Here again, Paul’s gospel concerns the nascent relationship between pagan civilization and Israel’s God. With this context firmly established, Christ’s role in the gospel becomes clear:

  • On the one hand, the dying and rising Christ functions to authenticate Paul’s gospel concerning the impending metamorphosis of the international order. Christ’s resurrection from the dead is thus a sign of God’s imminent annexation of the inhabited world.
  • On the other hand, the telos of Paul’s gospel, that is, the installation of God’s kingdom over the nations, lies in the hands of this Jesus, the one who would soon transfigure the world for the sake of those who believed his message. Christ is thus the means by which the gospel achieves its ends.

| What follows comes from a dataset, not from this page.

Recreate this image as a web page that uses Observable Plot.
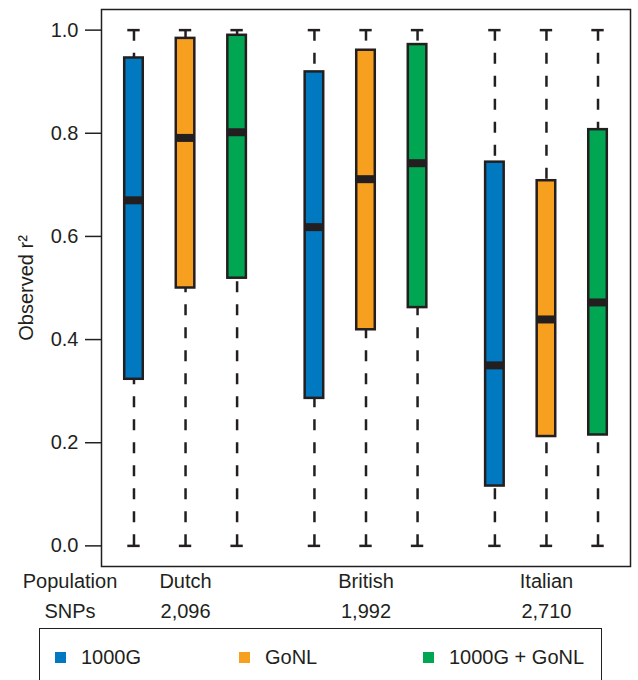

Whatever metaphysical atoning significance the early Christians may have given the death, burial, and resurrection of Christ, therefore, concepts such as repentance (i.e. turning from idols), forgiveness, and justification served the gospel by preparing a sanctified people to “rule upon the earth” in place of the pagan order (Revelation 5:9-10). This is to say that Christ’s substitutionary chthonic-celestial cycle—his descent and ascension on behalf of his friends (cf. 1 Cor 15:1-11)—put a decidedly historical outcome into motion: the subjugation of “every ruler, authority, and power” to God’s kingdom (1 Cor 15:20-28). The divine patience that had long turned a blind eye to idolatrous empire was now spent.


1—The book of Acts establishes a clear evangelistic pattern: When among Jews, the apostles proclaim Jesus as Israel’s promised Messiah—When among Greeks, the apostles proclaim Israel’s God as the lord of the nations.

3 thoughts on “God’s gospel among the Greeks: Paganism and the exhaustion of divine forbearance

  1. Good article; I wholeheartedly agree. But I do see a place for salvation on a personal level. Participation in the coming kingdom of Messiah as a co-ruler must be conditional upon the individual’s acknowledgment of and allegiance to God’s chosen one from David’s descendants. The individual must confess with his mouth that Jesus is Lord (in the sense just stated) and believe in his heart that God has raised him from the dead. Such a one shall be saved, i.e. have a participation in the coming kingdom and all of the grace that goes with that.

    Liked by 1 person

  2. The fact that most Jews rejected Jesus in the first century made it easy for the Gentile Church Fathers to reshape this sect of Judaism into a new religion in which Jews are no longer Yahweh’s chosen people, but instead anyone can become Yahweh’s chosen by believing in Jesus.

    It seems to me Christianity either needs some modern miracles or another reshaping if it is to survive.